Work to complete
Do not include the pictures; repeat the rest of the data exactly.

Source material
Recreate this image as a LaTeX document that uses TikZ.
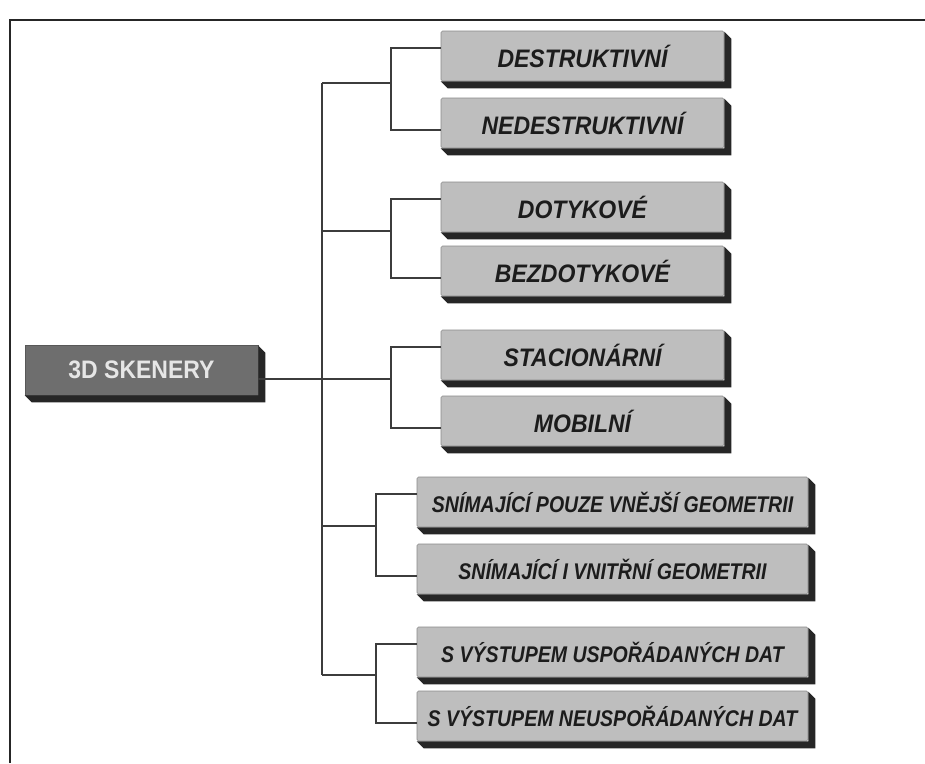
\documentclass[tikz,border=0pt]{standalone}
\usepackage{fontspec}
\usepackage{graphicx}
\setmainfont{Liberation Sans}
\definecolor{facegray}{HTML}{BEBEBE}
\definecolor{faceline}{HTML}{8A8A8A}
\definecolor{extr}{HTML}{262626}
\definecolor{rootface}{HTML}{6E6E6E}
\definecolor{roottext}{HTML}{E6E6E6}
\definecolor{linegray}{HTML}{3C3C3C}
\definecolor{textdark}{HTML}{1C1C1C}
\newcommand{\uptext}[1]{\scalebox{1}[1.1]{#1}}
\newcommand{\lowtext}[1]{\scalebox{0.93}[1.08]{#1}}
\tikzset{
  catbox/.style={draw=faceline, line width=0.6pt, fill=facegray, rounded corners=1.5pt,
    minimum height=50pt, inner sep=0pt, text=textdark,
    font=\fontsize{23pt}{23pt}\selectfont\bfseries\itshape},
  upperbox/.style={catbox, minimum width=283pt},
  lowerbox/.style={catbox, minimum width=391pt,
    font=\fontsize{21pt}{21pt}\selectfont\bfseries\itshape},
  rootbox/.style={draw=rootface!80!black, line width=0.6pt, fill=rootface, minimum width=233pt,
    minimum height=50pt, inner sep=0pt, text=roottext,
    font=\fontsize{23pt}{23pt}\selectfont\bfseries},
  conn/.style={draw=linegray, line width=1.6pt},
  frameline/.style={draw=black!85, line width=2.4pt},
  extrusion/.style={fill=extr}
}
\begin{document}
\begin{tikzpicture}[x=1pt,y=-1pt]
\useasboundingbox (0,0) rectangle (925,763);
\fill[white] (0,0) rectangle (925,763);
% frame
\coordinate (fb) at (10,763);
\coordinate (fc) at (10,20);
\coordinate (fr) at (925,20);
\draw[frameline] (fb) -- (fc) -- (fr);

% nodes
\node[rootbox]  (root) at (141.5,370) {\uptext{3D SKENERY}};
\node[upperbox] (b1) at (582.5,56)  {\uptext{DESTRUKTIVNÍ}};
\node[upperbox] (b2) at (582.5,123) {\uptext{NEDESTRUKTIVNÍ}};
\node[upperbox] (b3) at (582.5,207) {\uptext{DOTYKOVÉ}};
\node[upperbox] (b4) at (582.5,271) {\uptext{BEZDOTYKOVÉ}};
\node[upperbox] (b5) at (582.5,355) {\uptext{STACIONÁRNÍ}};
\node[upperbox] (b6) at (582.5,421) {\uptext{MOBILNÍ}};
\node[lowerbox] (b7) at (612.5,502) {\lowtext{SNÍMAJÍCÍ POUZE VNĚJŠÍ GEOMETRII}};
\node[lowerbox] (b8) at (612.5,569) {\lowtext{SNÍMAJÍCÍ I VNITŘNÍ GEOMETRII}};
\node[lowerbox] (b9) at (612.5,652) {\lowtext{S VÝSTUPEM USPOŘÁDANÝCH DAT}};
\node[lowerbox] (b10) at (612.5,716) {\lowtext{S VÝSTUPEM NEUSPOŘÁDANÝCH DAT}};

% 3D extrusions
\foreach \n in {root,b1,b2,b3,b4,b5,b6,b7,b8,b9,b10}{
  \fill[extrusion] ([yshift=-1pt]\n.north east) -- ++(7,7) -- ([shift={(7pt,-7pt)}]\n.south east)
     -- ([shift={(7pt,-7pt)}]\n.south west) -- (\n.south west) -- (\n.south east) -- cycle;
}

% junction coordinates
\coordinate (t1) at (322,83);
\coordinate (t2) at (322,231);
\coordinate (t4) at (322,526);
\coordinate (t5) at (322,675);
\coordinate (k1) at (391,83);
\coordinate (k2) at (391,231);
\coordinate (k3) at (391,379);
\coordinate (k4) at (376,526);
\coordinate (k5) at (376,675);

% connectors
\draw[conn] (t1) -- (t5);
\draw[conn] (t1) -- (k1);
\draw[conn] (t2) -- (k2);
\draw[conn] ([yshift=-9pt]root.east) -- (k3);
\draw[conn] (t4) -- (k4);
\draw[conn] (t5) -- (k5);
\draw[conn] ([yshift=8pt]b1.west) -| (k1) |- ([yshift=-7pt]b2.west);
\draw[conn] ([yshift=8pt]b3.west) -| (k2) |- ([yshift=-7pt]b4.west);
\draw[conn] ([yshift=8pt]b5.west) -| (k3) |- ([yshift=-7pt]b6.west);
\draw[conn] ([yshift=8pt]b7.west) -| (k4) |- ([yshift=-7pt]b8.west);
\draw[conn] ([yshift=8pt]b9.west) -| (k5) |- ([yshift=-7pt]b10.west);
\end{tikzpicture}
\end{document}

Task solution
Recreate this image as a LaTeX document that uses TikZ.
\documentclass[tikz,border=0pt]{standalone}
\usepackage{fontspec}
\usepackage{graphicx}
\setmainfont{Liberation Sans}
\definecolor{facegray}{HTML}{BEBEBE}
\definecolor{faceline}{HTML}{8A8A8A}
\definecolor{extr}{HTML}{262626}
\definecolor{rootface}{HTML}{6E6E6E}
\definecolor{roottext}{HTML}{E6E6E6}
\definecolor{linegray}{HTML}{3C3C3C}
\definecolor{textdark}{HTML}{1C1C1C}
\newcommand{\uptext}[1]{\scalebox{1}[1.1]{#1}}
\newcommand{\lowtext}[1]{\scalebox{0.93}[1.08]{#1}}
\tikzset{
  catbox/.style={draw=faceline, line width=0.6pt, fill=facegray, rounded corners=1.5pt,
    minimum height=50pt, inner sep=0pt, text=textdark,
    font=\fontsize{23pt}{23pt}\selectfont\bfseries\itshape},
  upperbox/.style={catbox, minimum width=283pt},
  lowerbox/.style={catbox, minimum width=391pt,
    font=\fontsize{21pt}{21pt}\selectfont\bfseries\itshape},
  rootbox/.style={draw=rootface!80!black, line width=0.6pt, fill=rootface, minimum width=233pt,
    minimum height=50pt, inner sep=0pt, text=roottext,
    font=\fontsize{23pt}{23pt}\selectfont\bfseries},
  conn/.style={draw=linegray, line width=1.6pt},
  frameline/.style={draw=black!85, line width=2.4pt},
  extrusion/.style={fill=extr}
}
\begin{document}
\begin{tikzpicture}[x=1pt,y=-1pt]
\useasboundingbox (0,0) rectangle (925,763);
\fill[white] (0,0) rectangle (925,763);
% frame
\coordinate (fb) at (10,763);
\coordinate (fc) at (10,20);
\coordinate (fr) at (925,20);
\draw[frameline] (fb) -- (fc) -- (fr);

% nodes
\node[rootbox]  (root) at (141.5,370) {\uptext{3D SKENERY}};
\node[upperbox] (b1) at (582.5,56)  {\uptext{DESTRUKTIVNÍ}};
\node[upperbox] (b2) at (582.5,123) {\uptext{NEDESTRUKTIVNÍ}};
\node[upperbox] (b3) at (582.5,207) {\uptext{DOTYKOVÉ}};
\node[upperbox] (b4) at (582.5,271) {\uptext{BEZDOTYKOVÉ}};
\node[upperbox] (b5) at (582.5,355) {\uptext{STACIONÁRNÍ}};
\node[upperbox] (b6) at (582.5,421) {\uptext{MOBILNÍ}};
\node[lowerbox] (b7) at (612.5,502) {\lowtext{SNÍMAJÍCÍ POUZE VNĚJŠÍ GEOMETRII}};
\node[lowerbox] (b8) at (612.5,569) {\lowtext{SNÍMAJÍCÍ I VNITŘNÍ GEOMETRII}};
\node[lowerbox] (b9) at (612.5,652) {\lowtext{S VÝSTUPEM USPOŘÁDANÝCH DAT}};
\node[lowerbox] (b10) at (612.5,716) {\lowtext{S VÝSTUPEM NEUSPOŘÁDANÝCH DAT}};

% 3D extrusions
\foreach \n in {root,b1,b2,b3,b4,b5,b6,b7,b8,b9,b10}{
  \fill[extrusion] ([yshift=-1pt]\n.north east) -- ++(7,7) -- ([shift={(7pt,-7pt)}]\n.south east)
     -- ([shift={(7pt,-7pt)}]\n.south west) -- (\n.south west) -- (\n.south east) -- cycle;
}

% junction coordinates
\coordinate (t1) at (322,83);
\coordinate (t2) at (322,231);
\coordinate (t4) at (322,526);
\coordinate (t5) at (322,675);
\coordinate (k1) at (391,83);
\coordinate (k2) at (391,231);
\coordinate (k3) at (391,379);
\coordinate (k4) at (376,526);
\coordinate (k5) at (376,675);

% connectors
\draw[conn] (t1) -- (t5);
\draw[conn] (t1) -- (k1);
\draw[conn] (t2) -- (k2);
\draw[conn] ([yshift=-9pt]root.east) -- (k3);
\draw[conn] (t4) -- (k4);
\draw[conn] (t5) -- (k5);
\draw[conn] ([yshift=8pt]b1.west) -| (k1) |- ([yshift=-7pt]b2.west);
\draw[conn] ([yshift=8pt]b3.west) -| (k2) |- ([yshift=-7pt]b4.west);
\draw[conn] ([yshift=8pt]b5.west) -| (k3) |- ([yshift=-7pt]b6.west);
\draw[conn] ([yshift=8pt]b7.west) -| (k4) |- ([yshift=-7pt]b8.west);
\draw[conn] ([yshift=8pt]b9.west) -| (k5) |- ([yshift=-7pt]b10.west);
\end{tikzpicture}
\end{document}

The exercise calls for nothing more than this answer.